▸ The problem:
Output the full listing below exactly as it reads, and skip anything that is a picture.

Raw records
----------------
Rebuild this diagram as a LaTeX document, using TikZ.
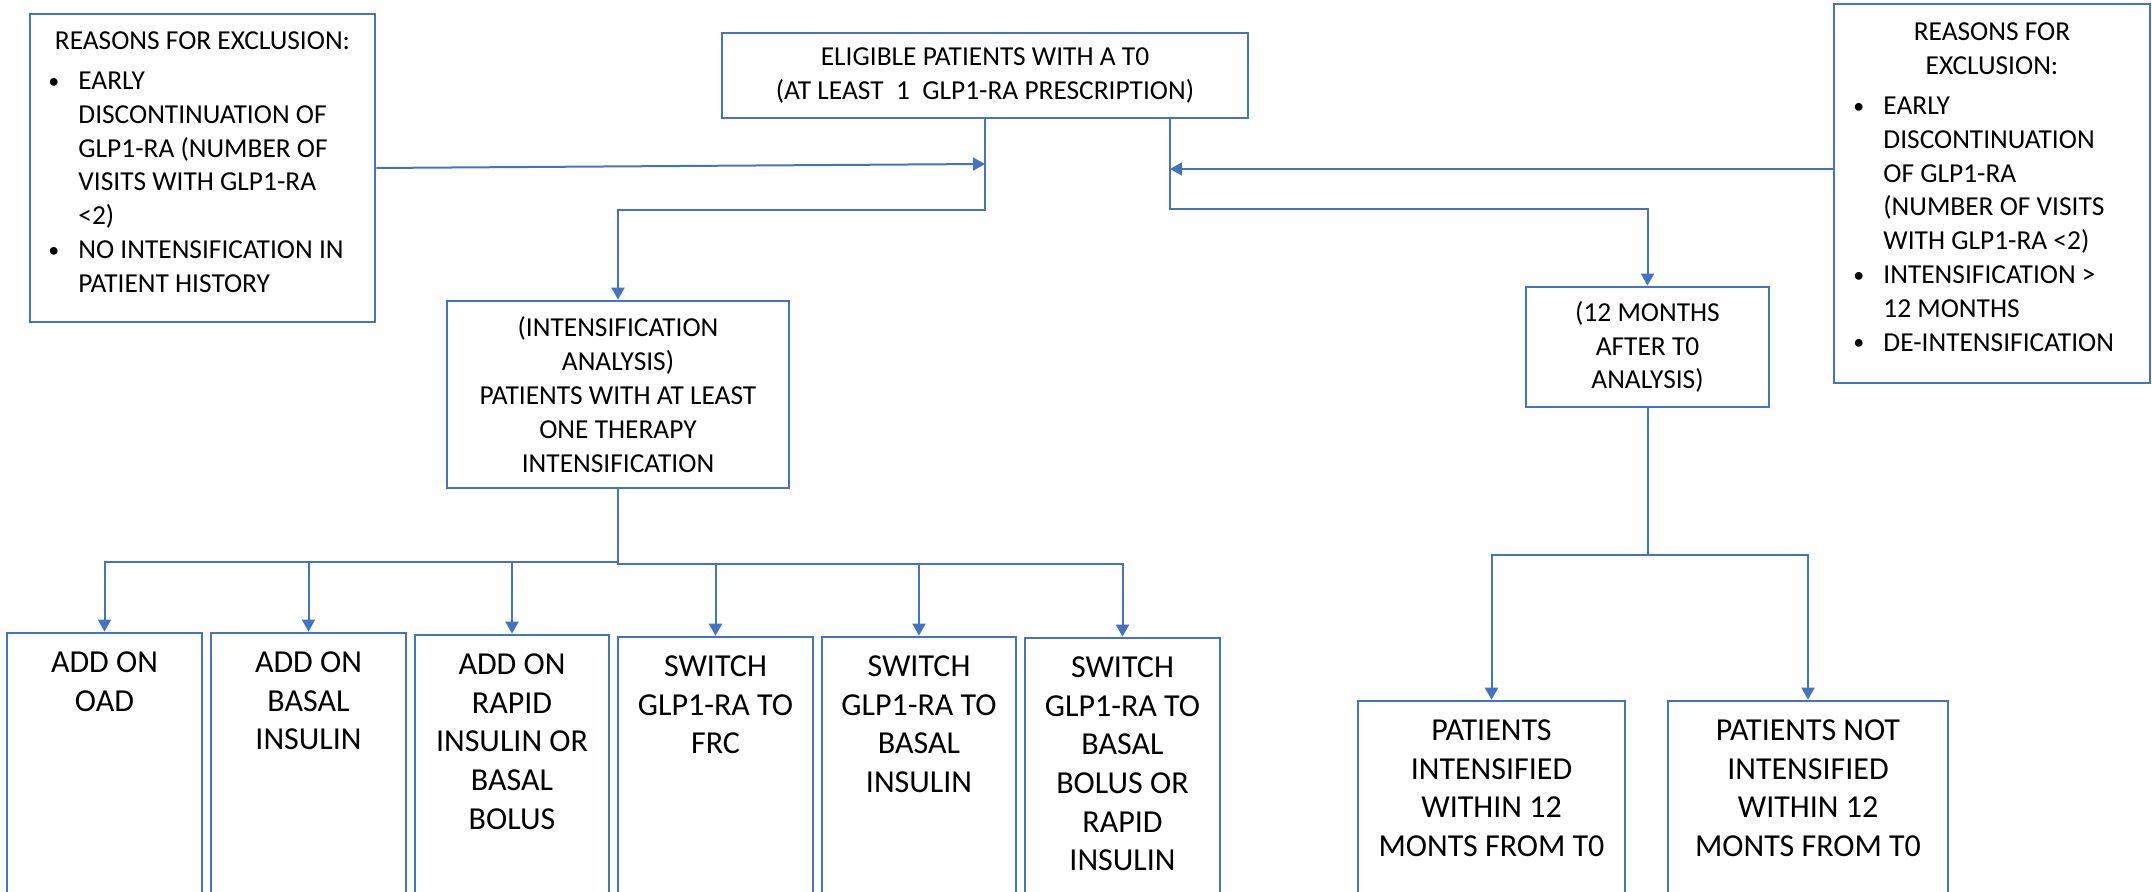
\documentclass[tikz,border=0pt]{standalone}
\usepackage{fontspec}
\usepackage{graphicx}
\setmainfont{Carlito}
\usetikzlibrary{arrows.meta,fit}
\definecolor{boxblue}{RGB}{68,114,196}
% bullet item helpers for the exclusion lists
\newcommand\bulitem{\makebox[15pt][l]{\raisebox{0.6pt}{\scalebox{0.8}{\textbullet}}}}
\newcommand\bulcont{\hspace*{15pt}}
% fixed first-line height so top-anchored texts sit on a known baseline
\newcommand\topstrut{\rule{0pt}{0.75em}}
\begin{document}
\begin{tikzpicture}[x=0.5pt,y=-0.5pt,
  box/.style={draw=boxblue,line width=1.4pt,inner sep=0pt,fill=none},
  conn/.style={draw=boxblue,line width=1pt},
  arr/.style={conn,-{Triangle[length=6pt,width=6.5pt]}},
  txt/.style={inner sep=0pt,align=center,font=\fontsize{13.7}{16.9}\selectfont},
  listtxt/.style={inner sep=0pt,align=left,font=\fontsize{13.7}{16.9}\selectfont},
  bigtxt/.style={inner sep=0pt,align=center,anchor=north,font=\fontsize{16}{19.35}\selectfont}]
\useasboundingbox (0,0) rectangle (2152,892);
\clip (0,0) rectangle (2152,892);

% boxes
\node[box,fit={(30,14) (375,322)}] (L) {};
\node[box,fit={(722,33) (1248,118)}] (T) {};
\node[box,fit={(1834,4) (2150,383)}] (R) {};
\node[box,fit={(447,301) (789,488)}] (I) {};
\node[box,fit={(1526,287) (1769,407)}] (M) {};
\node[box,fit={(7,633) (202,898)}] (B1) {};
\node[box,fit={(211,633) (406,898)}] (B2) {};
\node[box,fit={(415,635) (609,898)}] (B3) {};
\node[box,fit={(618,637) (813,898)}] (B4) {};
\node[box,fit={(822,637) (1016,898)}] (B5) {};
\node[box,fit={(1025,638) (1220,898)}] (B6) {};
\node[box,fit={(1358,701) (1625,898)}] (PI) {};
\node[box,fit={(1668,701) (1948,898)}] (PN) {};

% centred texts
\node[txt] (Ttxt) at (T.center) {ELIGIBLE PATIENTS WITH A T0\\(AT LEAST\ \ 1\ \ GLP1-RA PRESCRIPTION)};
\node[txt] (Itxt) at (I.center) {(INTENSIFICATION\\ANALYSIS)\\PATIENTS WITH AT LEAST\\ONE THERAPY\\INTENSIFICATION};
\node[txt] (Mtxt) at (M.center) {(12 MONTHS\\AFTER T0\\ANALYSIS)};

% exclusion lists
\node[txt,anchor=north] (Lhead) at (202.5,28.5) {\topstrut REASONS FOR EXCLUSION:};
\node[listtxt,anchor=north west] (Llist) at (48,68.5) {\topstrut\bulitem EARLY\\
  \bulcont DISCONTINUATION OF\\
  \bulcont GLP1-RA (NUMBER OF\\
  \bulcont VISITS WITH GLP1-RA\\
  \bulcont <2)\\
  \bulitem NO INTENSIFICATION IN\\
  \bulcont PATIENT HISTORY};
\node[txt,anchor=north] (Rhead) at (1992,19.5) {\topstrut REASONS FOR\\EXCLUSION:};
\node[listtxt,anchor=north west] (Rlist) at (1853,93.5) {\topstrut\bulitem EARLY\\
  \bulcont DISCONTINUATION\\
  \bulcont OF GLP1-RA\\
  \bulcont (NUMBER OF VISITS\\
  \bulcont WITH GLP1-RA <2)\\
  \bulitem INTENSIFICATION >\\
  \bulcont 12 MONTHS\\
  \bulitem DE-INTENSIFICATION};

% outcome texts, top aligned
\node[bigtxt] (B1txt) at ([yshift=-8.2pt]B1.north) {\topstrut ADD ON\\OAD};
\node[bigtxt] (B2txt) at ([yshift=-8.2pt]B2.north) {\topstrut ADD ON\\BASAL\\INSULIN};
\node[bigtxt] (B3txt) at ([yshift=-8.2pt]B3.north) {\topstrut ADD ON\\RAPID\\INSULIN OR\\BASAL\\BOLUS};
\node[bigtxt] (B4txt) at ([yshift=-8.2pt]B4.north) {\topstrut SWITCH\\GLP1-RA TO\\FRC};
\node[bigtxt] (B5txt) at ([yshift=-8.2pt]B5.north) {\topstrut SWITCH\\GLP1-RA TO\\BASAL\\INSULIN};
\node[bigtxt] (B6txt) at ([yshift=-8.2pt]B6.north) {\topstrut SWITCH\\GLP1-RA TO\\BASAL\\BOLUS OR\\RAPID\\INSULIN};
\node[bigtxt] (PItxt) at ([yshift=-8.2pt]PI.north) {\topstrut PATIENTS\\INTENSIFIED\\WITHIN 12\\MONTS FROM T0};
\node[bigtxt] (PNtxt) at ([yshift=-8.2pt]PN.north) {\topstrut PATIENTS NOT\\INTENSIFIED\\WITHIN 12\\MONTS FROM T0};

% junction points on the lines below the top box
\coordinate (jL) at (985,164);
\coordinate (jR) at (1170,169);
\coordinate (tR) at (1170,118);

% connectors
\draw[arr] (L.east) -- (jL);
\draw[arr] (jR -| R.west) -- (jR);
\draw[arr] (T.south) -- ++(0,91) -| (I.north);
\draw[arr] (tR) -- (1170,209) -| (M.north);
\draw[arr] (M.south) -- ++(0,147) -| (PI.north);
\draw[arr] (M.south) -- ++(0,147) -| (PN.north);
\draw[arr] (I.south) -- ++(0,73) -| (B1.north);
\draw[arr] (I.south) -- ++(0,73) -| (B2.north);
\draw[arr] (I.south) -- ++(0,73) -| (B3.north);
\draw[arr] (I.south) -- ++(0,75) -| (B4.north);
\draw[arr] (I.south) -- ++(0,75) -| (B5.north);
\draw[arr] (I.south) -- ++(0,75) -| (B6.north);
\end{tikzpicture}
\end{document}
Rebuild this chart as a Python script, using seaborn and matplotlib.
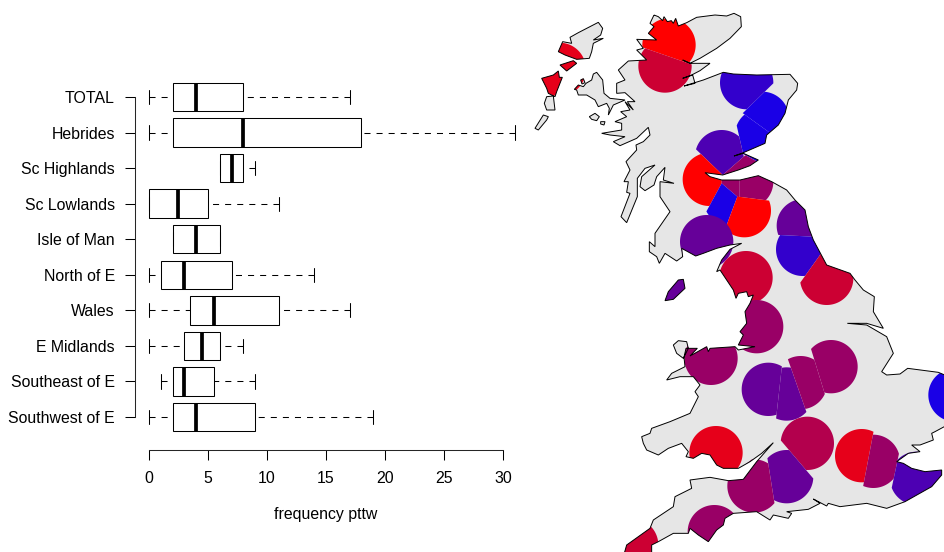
----------------
▸ Exercise answer:
Rebuild this diagram as a LaTeX document, using TikZ.
\documentclass[tikz,border=0pt]{standalone}
\usepackage{fontspec}
\usepackage{graphicx}
\setmainfont{Carlito}
\usetikzlibrary{arrows.meta,fit}
\definecolor{boxblue}{RGB}{68,114,196}
% bullet item helpers for the exclusion lists
\newcommand\bulitem{\makebox[15pt][l]{\raisebox{0.6pt}{\scalebox{0.8}{\textbullet}}}}
\newcommand\bulcont{\hspace*{15pt}}
% fixed first-line height so top-anchored texts sit on a known baseline
\newcommand\topstrut{\rule{0pt}{0.75em}}
\begin{document}
\begin{tikzpicture}[x=0.5pt,y=-0.5pt,
  box/.style={draw=boxblue,line width=1.4pt,inner sep=0pt,fill=none},
  conn/.style={draw=boxblue,line width=1pt},
  arr/.style={conn,-{Triangle[length=6pt,width=6.5pt]}},
  txt/.style={inner sep=0pt,align=center,font=\fontsize{13.7}{16.9}\selectfont},
  listtxt/.style={inner sep=0pt,align=left,font=\fontsize{13.7}{16.9}\selectfont},
  bigtxt/.style={inner sep=0pt,align=center,anchor=north,font=\fontsize{16}{19.35}\selectfont}]
\useasboundingbox (0,0) rectangle (2152,892);
\clip (0,0) rectangle (2152,892);

% boxes
\node[box,fit={(30,14) (375,322)}] (L) {};
\node[box,fit={(722,33) (1248,118)}] (T) {};
\node[box,fit={(1834,4) (2150,383)}] (R) {};
\node[box,fit={(447,301) (789,488)}] (I) {};
\node[box,fit={(1526,287) (1769,407)}] (M) {};
\node[box,fit={(7,633) (202,898)}] (B1) {};
\node[box,fit={(211,633) (406,898)}] (B2) {};
\node[box,fit={(415,635) (609,898)}] (B3) {};
\node[box,fit={(618,637) (813,898)}] (B4) {};
\node[box,fit={(822,637) (1016,898)}] (B5) {};
\node[box,fit={(1025,638) (1220,898)}] (B6) {};
\node[box,fit={(1358,701) (1625,898)}] (PI) {};
\node[box,fit={(1668,701) (1948,898)}] (PN) {};

% centred texts
\node[txt] (Ttxt) at (T.center) {ELIGIBLE PATIENTS WITH A T0\\(AT LEAST\ \ 1\ \ GLP1-RA PRESCRIPTION)};
\node[txt] (Itxt) at (I.center) {(INTENSIFICATION\\ANALYSIS)\\PATIENTS WITH AT LEAST\\ONE THERAPY\\INTENSIFICATION};
\node[txt] (Mtxt) at (M.center) {(12 MONTHS\\AFTER T0\\ANALYSIS)};

% exclusion lists
\node[txt,anchor=north] (Lhead) at (202.5,28.5) {\topstrut REASONS FOR EXCLUSION:};
\node[listtxt,anchor=north west] (Llist) at (48,68.5) {\topstrut\bulitem EARLY\\
  \bulcont DISCONTINUATION OF\\
  \bulcont GLP1-RA (NUMBER OF\\
  \bulcont VISITS WITH GLP1-RA\\
  \bulcont <2)\\
  \bulitem NO INTENSIFICATION IN\\
  \bulcont PATIENT HISTORY};
\node[txt,anchor=north] (Rhead) at (1992,19.5) {\topstrut REASONS FOR\\EXCLUSION:};
\node[listtxt,anchor=north west] (Rlist) at (1853,93.5) {\topstrut\bulitem EARLY\\
  \bulcont DISCONTINUATION\\
  \bulcont OF GLP1-RA\\
  \bulcont (NUMBER OF VISITS\\
  \bulcont WITH GLP1-RA <2)\\
  \bulitem INTENSIFICATION >\\
  \bulcont 12 MONTHS\\
  \bulitem DE-INTENSIFICATION};

% outcome texts, top aligned
\node[bigtxt] (B1txt) at ([yshift=-8.2pt]B1.north) {\topstrut ADD ON\\OAD};
\node[bigtxt] (B2txt) at ([yshift=-8.2pt]B2.north) {\topstrut ADD ON\\BASAL\\INSULIN};
\node[bigtxt] (B3txt) at ([yshift=-8.2pt]B3.north) {\topstrut ADD ON\\RAPID\\INSULIN OR\\BASAL\\BOLUS};
\node[bigtxt] (B4txt) at ([yshift=-8.2pt]B4.north) {\topstrut SWITCH\\GLP1-RA TO\\FRC};
\node[bigtxt] (B5txt) at ([yshift=-8.2pt]B5.north) {\topstrut SWITCH\\GLP1-RA TO\\BASAL\\INSULIN};
\node[bigtxt] (B6txt) at ([yshift=-8.2pt]B6.north) {\topstrut SWITCH\\GLP1-RA TO\\BASAL\\BOLUS OR\\RAPID\\INSULIN};
\node[bigtxt] (PItxt) at ([yshift=-8.2pt]PI.north) {\topstrut PATIENTS\\INTENSIFIED\\WITHIN 12\\MONTS FROM T0};
\node[bigtxt] (PNtxt) at ([yshift=-8.2pt]PN.north) {\topstrut PATIENTS NOT\\INTENSIFIED\\WITHIN 12\\MONTS FROM T0};

% junction points on the lines below the top box
\coordinate (jL) at (985,164);
\coordinate (jR) at (1170,169);
\coordinate (tR) at (1170,118);

% connectors
\draw[arr] (L.east) -- (jL);
\draw[arr] (jR -| R.west) -- (jR);
\draw[arr] (T.south) -- ++(0,91) -| (I.north);
\draw[arr] (tR) -- (1170,209) -| (M.north);
\draw[arr] (M.south) -- ++(0,147) -| (PI.north);
\draw[arr] (M.south) -- ++(0,147) -| (PN.north);
\draw[arr] (I.south) -- ++(0,73) -| (B1.north);
\draw[arr] (I.south) -- ++(0,73) -| (B2.north);
\draw[arr] (I.south) -- ++(0,73) -| (B3.north);
\draw[arr] (I.south) -- ++(0,75) -| (B4.north);
\draw[arr] (I.south) -- ++(0,75) -| (B5.north);
\draw[arr] (I.south) -- ++(0,75) -| (B6.north);
\end{tikzpicture}
\end{document}
Rebuild this chart as a Python script, using seaborn and matplotlib.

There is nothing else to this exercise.